Vivid Angst & Colorful Doubts
Galerie Valeria Cetraro, Paris
04.07– 26.07.2020
On entre avec « Vivid Angst and Colorful Doubts » à la lisière d’un espace domestique, celui des salles de bains et des salons au confort standardisé, avec leurs étagères aux parois coulissantes, leurs plantes d’intérieur et leurs surfaces réfléchissantes… Un espace ici devenu ambigu, à la fois familier et étrange, peuplé d’effets de «déjà vu» et de dédoublements faisant vaciller l’expérience du temps présent.
Insidieusement, le trouble s’installe par la disposition et les ensembles que forment les œuvres, fonctionnant par deux ou par quatre, entre semblances et dissemblances, fixées aux murs ou posées au sol selon des jeux de symétrie et de répétition. Il s’agit là de structures en médium hydrofuge et en Polystyrène extrudé évoquant du mobilier préfabriqué, à la surface desquelles des images sont imprimées sur des miroirs ou des carreaux de céramique. Ces dernières représentent notamment des gammes de luminaires (Foam), des mains exécutant des gestes du quotidien (Stream), mais également des plantes exotiques dont on retrouve un «exemplaire» réel dans l’espace de la galerie. Autant d’images issues d’une publication sur l’aménagement intérieur des années 1960 (L’Art ménager), recadrées, teintées en bleu ou en rose, pour certaines tirées en négatif, de manière à ce que leurs contenus archétypaux soient simultanément reconnaissables et indéterminés, telles des réminiscences incertaines et fulgurantes. Une légère atmosphère de film d’angoisse se fait sentir, comme si ces images étaient «imprimées sur une autre carte possible que le monde physique»(1), située sur le seuil de deux espace-temps. S’en approcher serait alors comme rejouer la scène d’une comédie horrifique ayant inspiré Ludovic Sauvage (House de Steve Miner-1985), au cours de laquelle le personnage principal introduit sa main dans la pharmacie de sa salle de bain pour se retrouver dans les profondeurs de ses souvenirs. Ce qui affleure ici, c’est donc un «espace retourné» – comme le suggère l’usage de matériaux constituant les couches invisibles de nos pièces d’eau (MDF, Polystyrène,…) – ; une «carte psychique»(2) assimilable à un «inconscient optique»(3) appartenant à une mémoire individuelle aussi bien que collective.

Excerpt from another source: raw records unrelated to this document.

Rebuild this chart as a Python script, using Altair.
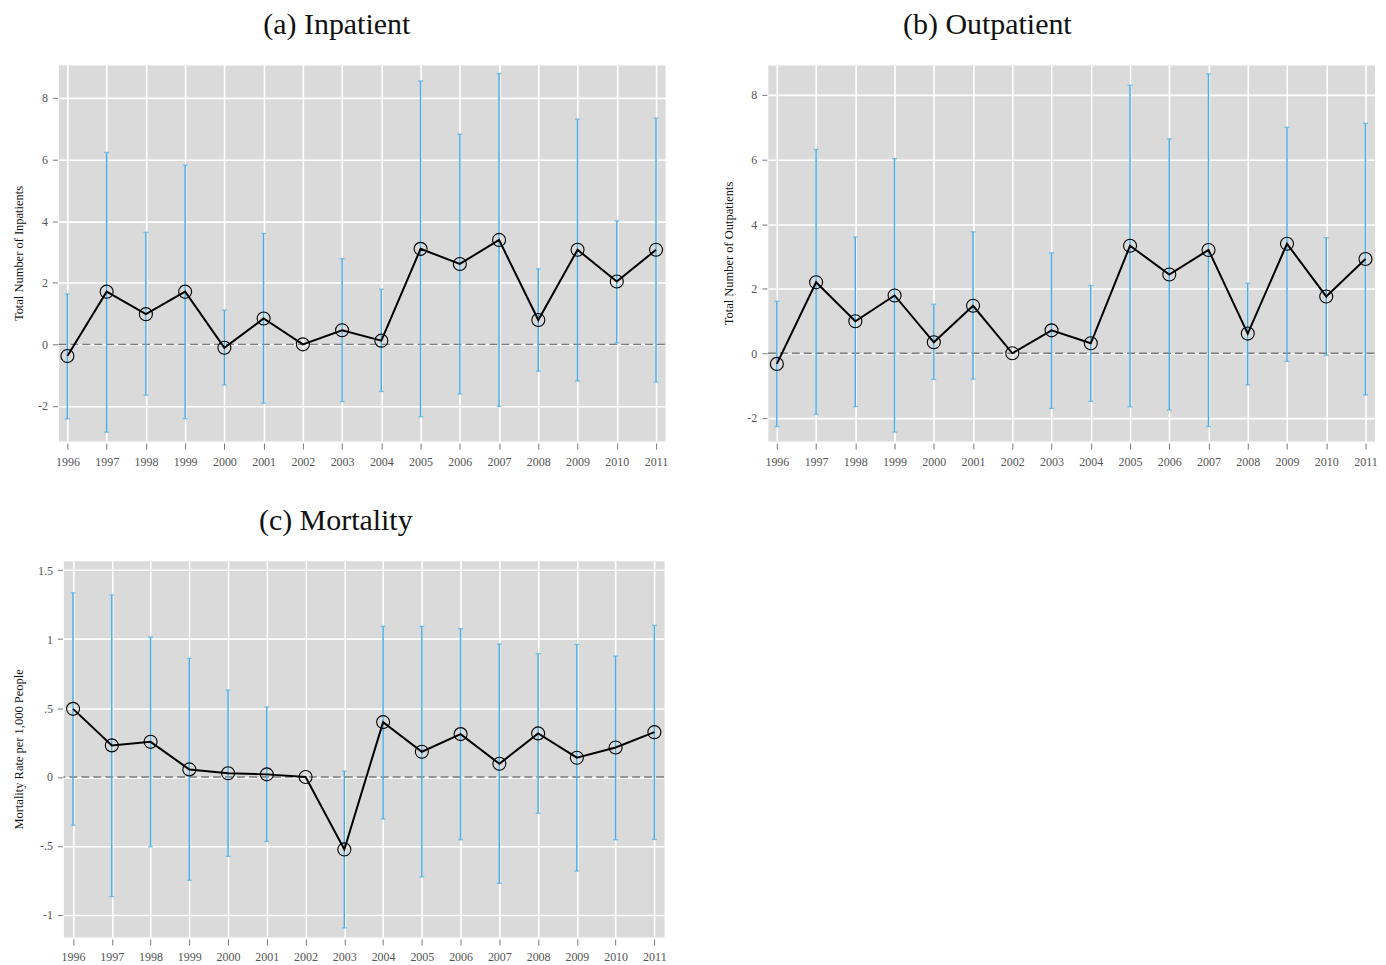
import altair as alt
import pandas as pd

years = list(range(1996, 2012))

# (a) Inpatient
inp_est = [-0.38, 1.71, 0.98, 1.71, -0.11, 0.84, 0.0, 0.46, 0.12, 3.10, 2.61, 3.39, 0.79, 3.07, 2.04, 3.07]
inp_lo = [-2.42, -2.85, -1.65, -2.41, -1.32, -1.91, None, -1.86, -1.53, -2.35, -1.61, -2.01, -0.87, -1.19, 0.05, -1.22]
inp_hi = [1.63, 6.23, 3.64, 5.82, 1.11, 3.60, None, 2.78, 1.79, 8.55, 6.82, 8.79, 2.45, 7.31, 4.01, 7.34]

# (b) Outpatient
out_est = [-0.33, 2.20, 0.99, 1.79, 0.34, 1.47, 0.0, 0.71, 0.31, 3.33, 2.44, 3.20, 0.61, 3.39, 1.76, 2.92]
out_lo = [-2.27, -1.89, -1.65, -2.44, -0.81, -0.80, None, -1.71, -1.49, -1.66, -1.76, -2.27, -0.98, -0.25, -0.06, -1.29]
out_hi = [1.61, 6.31, 3.60, 6.03, 1.52, 3.76, None, 3.11, 2.10, 8.30, 6.64, 8.65, 2.17, 7.00, 3.58, 7.12]

# (c) Mortality
mor_est = [0.494, 0.229, 0.255, 0.055, 0.027, 0.019, 0.0, -0.525, 0.398, 0.183, 0.311, 0.096, 0.316, 0.140, 0.214, 0.325]
mor_lo = [-0.349, -0.867, -0.506, -0.749, -0.576, -0.467, None, -1.094, -0.304, -0.725, -0.455, -0.771, -0.263, -0.682, -0.455, -0.453]
mor_hi = [1.335, 1.320, 1.014, 0.860, 0.631, 0.508, None, 0.043, 1.092, 1.092, 1.075, 0.964, 0.894, 0.961, 0.877, 1.099]

ticks_ab = [-2, 0, 2, 4, 6, 8]
ticks_c = [-1, -0.5, 0, 0.5, 1, 1.5]

SERIF = "Liberation Serif"
BLUE = "#4aaee6"
BG = "#dadada"


def panel(est, lo, hi, title, title_dx, ytitle, ydom, yticks, xdom, lab_expr, extent, w, h):
    df = pd.DataFrame({"year": years, "est": est, "lo": lo, "hi": hi})
    xs = alt.Scale(domain=xdom, nice=False, zero=False)
    ys = alt.Scale(domain=ydom, nice=False, zero=False)
    xax = alt.Axis(values=years, labelExpr="'' + datum.value", grid=True, gridColor="white",
                   gridWidth=1.6, domain=False, tickSize=6, tickColor="#777", offset=2,
                   labelColor="#555", labelFont=SERIF, labelFontSize=12, labelPadding=7,
                   labelFlush=False, labelOverlap=False, title=None)
    yax = alt.Axis(values=yticks, labelExpr=lab_expr, grid=True, gridColor="white",
                   gridWidth=1.6, domain=False, tickSize=5, tickColor="#777", offset=1,
                   labelColor="#555", labelFont=SERIF, labelFontSize=12, labelPadding=5,
                   minExtent=extent, maxExtent=extent, titlePadding=4, title=ytitle,
                   titleFont=SERIF, titleFontSize=12.5, titleFontWeight="normal",
                   titleColor="#111")
    base = alt.Chart(df)
    zero = alt.Chart(pd.DataFrame({"z": [0]})).mark_rule(
        color="#7a7a7a", strokeDash=[8, 4], strokeWidth=1.4
    ).encode(y=alt.Y("z:Q", scale=ys, axis=yax))
    bars = base.mark_rule(color=BLUE, strokeWidth=1.5).encode(
        x=alt.X("year:Q", scale=xs, axis=xax),
        y=alt.Y("lo:Q", scale=ys, axis=yax),
        y2="hi:Q",
    )
    cap_lo = base.mark_tick(color=BLUE, orient="horizontal", size=5, thickness=1.3).encode(
        x=alt.X("year:Q", scale=xs, axis=xax), y=alt.Y("lo:Q", scale=ys, axis=yax)
    )
    cap_hi = base.mark_tick(color=BLUE, orient="horizontal", size=5, thickness=1.3).encode(
        x=alt.X("year:Q", scale=xs, axis=xax), y=alt.Y("hi:Q", scale=ys, axis=yax)
    )
    line = base.mark_line(color="black", strokeWidth=2).encode(
        x=alt.X("year:Q", scale=xs, axis=xax), y=alt.Y("est:Q", scale=ys, axis=yax)
    )
    pts = base.mark_point(shape="circle", filled=False, color="black", size=170,
                          strokeWidth=1.1, opacity=1).encode(
        x=alt.X("year:Q", scale=xs, axis=xax), y=alt.Y("est:Q", scale=ys, axis=yax)
    )
    return alt.layer(zero, bars, cap_lo, cap_hi, line, pts).properties(
        width=w, height=h,
        view=alt.ViewBackground(fill=BG, stroke="transparent"),
        title=alt.TitleParams(title, font=SERIF, fontSize=30, fontWeight="normal",
                              anchor="middle", color="#111", offset=25, dx=title_dx),
    )


def spacer():
    return alt.Chart(pd.DataFrame({"s": [0]})).mark_rule(opacity=0).encode(
        x=alt.value(0), y=alt.value(0), y2=alt.value(1)
    ).properties(width=1, height=1,
                 view=alt.ViewBackground(fill="transparent", stroke="transparent"))


lab_ab = "'' + datum.value"
lab_c = "replace('' + datum.value, '0.', '.')"

a = panel(inp_est, inp_lo, inp_hi, "(a) Inpatient", -25, "Total Number of Inpatients",
          [-3.14, 9.07], ticks_ab, [1995.77, 2011.23], lab_ab, 27.5, 608, 377)
b = panel(out_est, out_lo, out_hi, "(b) Outpatient", -84, "Total Number of Outpatients",
          [-2.72, 8.93], ticks_ab, [1995.77, 2011.23], lab_ab, 27.5, 608, 377)
c = panel(mor_est, mor_lo, mor_hi, "(c) Mortality", -28, "Mortality Rate per 1,000 People",
          [-1.16, 1.567], ticks_c, [1995.75, 2011.25], lab_c, 32.5, 602, 377)

row1 = alt.hconcat(spacer(), alt.hconcat(a, b, spacing=53), spacing=1.5)
row2 = alt.hconcat(spacer(), c, spacing=1.5)

chart = alt.vconcat(row1, row2, spacing=37).properties(
    padding={"left": 0, "top": 0, "right": 0, "bottom": 0}
).configure_view(stroke="transparent")

chart.save("out.html", embed_options={"renderer": "svg", "actions": False})
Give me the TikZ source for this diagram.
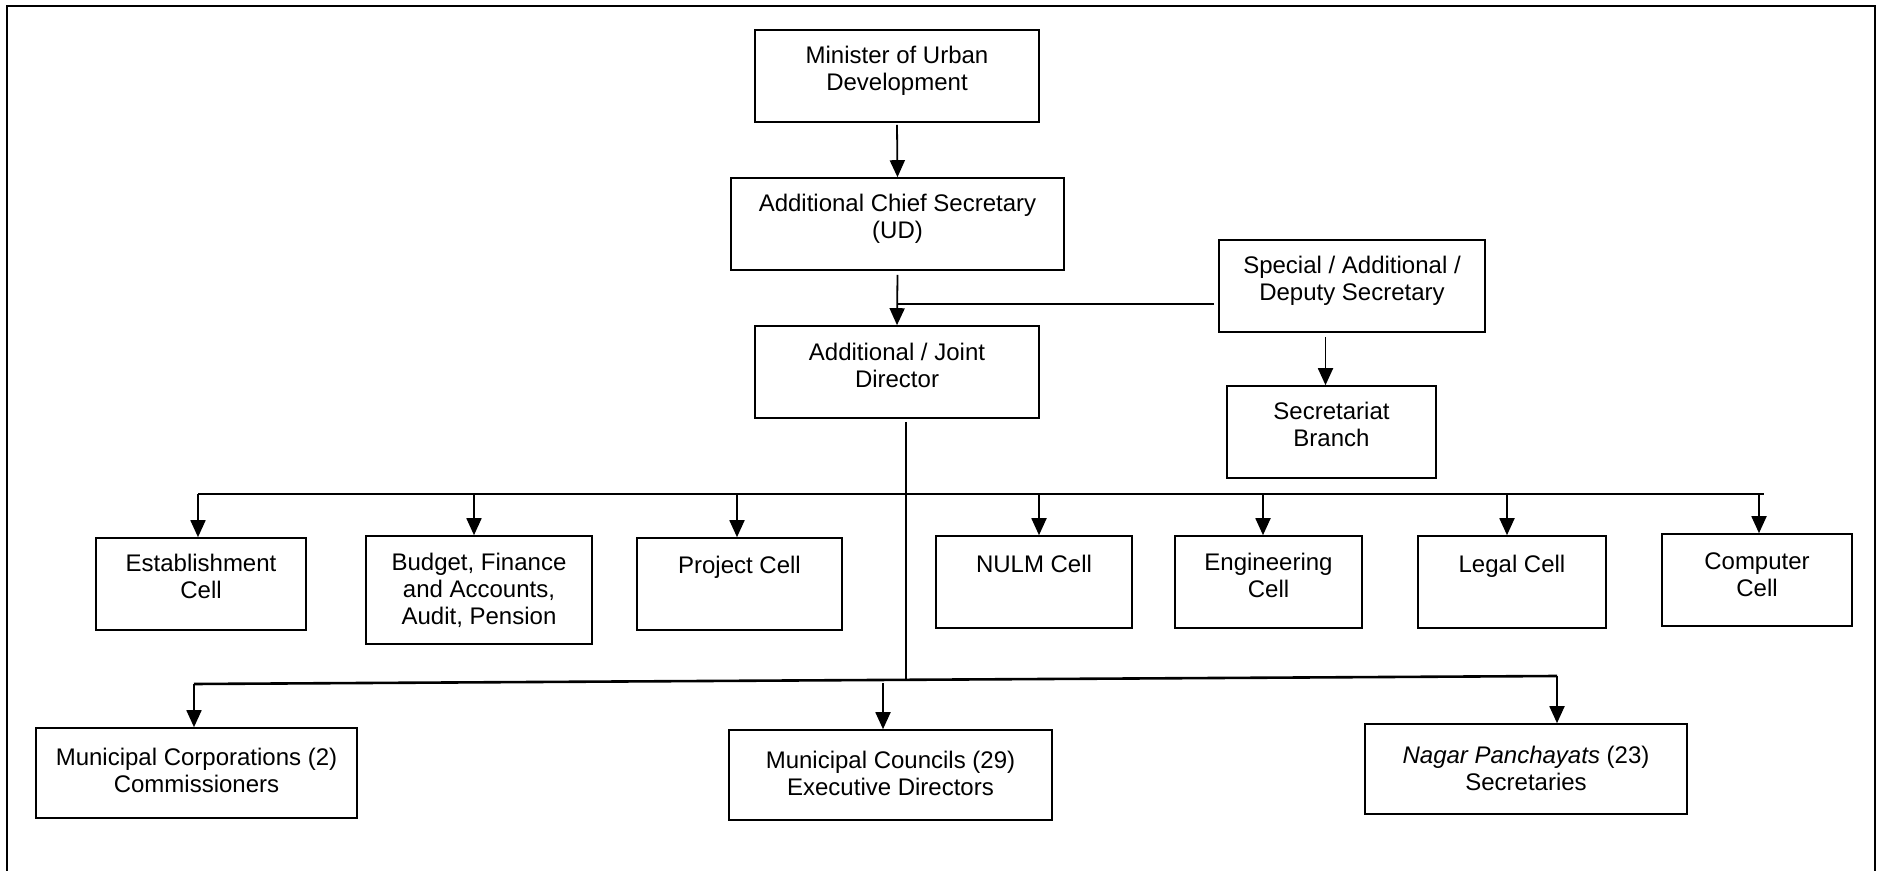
\documentclass[tikz,border=0pt]{standalone}
\usepackage{fontspec}
\setmainfont{Liberation Sans}
\usetikzlibrary{arrows.meta,fit}

% box: name, left, top, right, bottom, text offset, text
\newcommand\orgbox[7]{%
  \node[box, fit={(#2,#3) (#4,#5)}] (#1) {};
  \node[lbl] (#1-t) at ([yshift=-#6]#1.north) {#7};
}

\begin{document}
\begin{tikzpicture}[x=0.5pt, y=-0.5pt,
  box/.style={draw, line width=0.8pt, inner sep=0pt},
  lbl/.style={anchor=north, inner sep=0pt, align=center,
    font=\fontsize{12pt}{13.5pt}\selectfont, execute at begin node=\strut},
  conn/.style={line width=0.9pt},
  bus/.style={line width=1.3pt},
  arr/.style={conn, -{Triangle[length=8.5pt,width=7.5pt]}}]

\useasboundingbox (0,0) rectangle (1881,871);

% outer frame
\draw[line width=1.2pt] (7,871) -- (7,6) -- (1875,6) -- (1875,871);

% boxes
\orgbox{min}{755}{30}{1039}{122}{8.45pt}{Minister of Urban\\Development}
\orgbox{acs}{731}{178}{1064}{270}{8.45pt}{Additional Chief Secretary\\(UD)}
\orgbox{spl}{1219}{240}{1485}{332}{8.45pt}{Special / Additional /\\Deputy Secretary}
\orgbox{ajd}{755}{326}{1039}{418}{8.95pt}{Additional / Joint\\Director}
\orgbox{sec}{1227}{386}{1436}{478}{8.45pt}{Secretariat\\Branch}

\orgbox{est}{96}{538}{306}{630}{8.45pt}{Establishment\\Cell}
\orgbox{bud}{366}{536}{592}{644}{8.95pt}{Budget, Finance\\and Accounts,\\Audit, Pension}
\orgbox{prj}{637}{538}{842}{630}{8.45pt}{Project Cell}
\orgbox{nulm}{936}{536}{1132}{628}{8.95pt}{NULM Cell}
\orgbox{eng}{1175}{536}{1362}{628}{8.95pt}{Engineering\\Cell}
\orgbox{leg}{1418}{536}{1606}{628}{8.95pt}{Legal Cell}
\orgbox{cmp}{1662}{534}{1852}{626}{9.7pt}{Computer\\Cell}

\orgbox{mc}{36}{728}{357}{818}{10.45pt}{Municipal Corporations (2)\\Commissioners}
\orgbox{cnc}{729}{730}{1052}{820}{10.95pt}{Municipal Councils (29)\\Executive Directors}
\orgbox{np}{1365}{724}{1687}{814}{11.45pt}{\textit{Nagar Panchayats} (23)\\Secretaries}

% top chain
\draw[arr] ([yshift=-1pt]min.south) -- (acs.north);
\draw[arr] ([yshift=-2pt]acs.south) -- (ajd.north);
\coordinate (j1) at (897,304);
\draw[conn] ([xshift=-2pt]spl.west |- j1) -- (j1);
\draw[arr] ([xshift=-3pt,yshift=-2pt]sec.north |- spl.south) -- ([xshift=-3pt]sec.north);

% trunk from the director
\coordinate (lbM) at (906,680);
\draw[conn] ([xshift=4.5pt,yshift=-1.5pt]ajd.south) -- (lbM);

% cells bus
\coordinate (ubL) at (198,494);
\coordinate (ubR) at (1764,494);
\draw[bus] (ubL) -- (ubR);
\foreach \b/\dx in {est/-1.5pt,bud/-2.5pt,prj/-1.25pt,nulm/2.5pt,eng/-2.75pt,leg/-2.5pt,cmp/1pt}
  \draw[arr] ([xshift=\dx]\b.north |- ubL) -- ([xshift=\dx]\b.north);

% local bodies bus
\coordinate (lbL) at (194,684);
\coordinate (lbR) at (1557,676);
\coordinate (lbC) at (883,683);
\draw[bus] (lbL) -- (lbR);
\draw[arr] (lbL) -- (lbL |- mc.north);
\draw[arr] (lbC) -- (lbC |- cnc.north);
\draw[arr] (lbR) -- (lbR |- np.north);

\end{tikzpicture}
\end{document}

Dans la lignée de ses précédents travaux, l’artiste nous fait éprouver une sorte d’«ontologie plate»(4), où le réel et son double existent sur le même plan, l’expérience n’étant jamais «pure» mais toujours déjà mêlée de représentations. Continuellement traversé de remémorations, le présent ne coïncide plus à lui-même dans ses œuvres. Ainsi, à travers leurs redoublements et leurs enchâssements avec des objets réels, les images-volumes de cette exposition se chargent d’une temporalité complexe, faite d’anachronies et de survivances induisant des sensations de suspension et de flottement. Sensations auxquelles répondent les images de brumes violacées qui composent la série intitulée Lean, du nom d’une substance codéinée connue pour ralentir la perception et pour son influence sur le cloud rap. Une impression de ralentissement encore accentuée par la bande-son qui accompagne l’exposition, conçue à partir d’un morceau de Pino Donnagio pour Body Double (Brian de Palma, 1984), un film aux allures de série b où il est également question de doubles et de faux-semblants. Soumise à un procédé de reverse, consistant à diffuser des musiques à l’envers et à en décélérer les fréquences, cette partition au lyrisme de bluette prend ici d’étranges échos. Entrelacée à des nappes de sons suburbains et nocturnes, une voix semble se réverbérer à l’infini, produisant des effets d’aspiration et de distanciation comme si le temps était pris à rebours, circulant selon des lignes échappant à toute contemporanéité. Soit une forme de désynchronisation où se signale une temporalité de hantise, une faille spatio-temporelle stratifiée d’images-fantômes aussi déréalisante que vertigineuse.
Sarah Ihler-Meyer
(1) Propos issu d’un entretien avec l’artiste.
(2) Ibidem
(3) Cette expression est empruntée à Walter Benjamin. Elle désigne quelque chose qui se loge au cœur de la vision tout en s’y dérobant
(4) L’«ontologie plate» désigne un courant philosophique notamment développé par Tristan Garcia et Manuel De Landa. Elle s’oppose à une conception hiérarchique des choses et présuppose «une égale dignité ontologique à tout ce qui est individé» (Tristan Garcia, Formes et objets. Un traité des choses, 2011).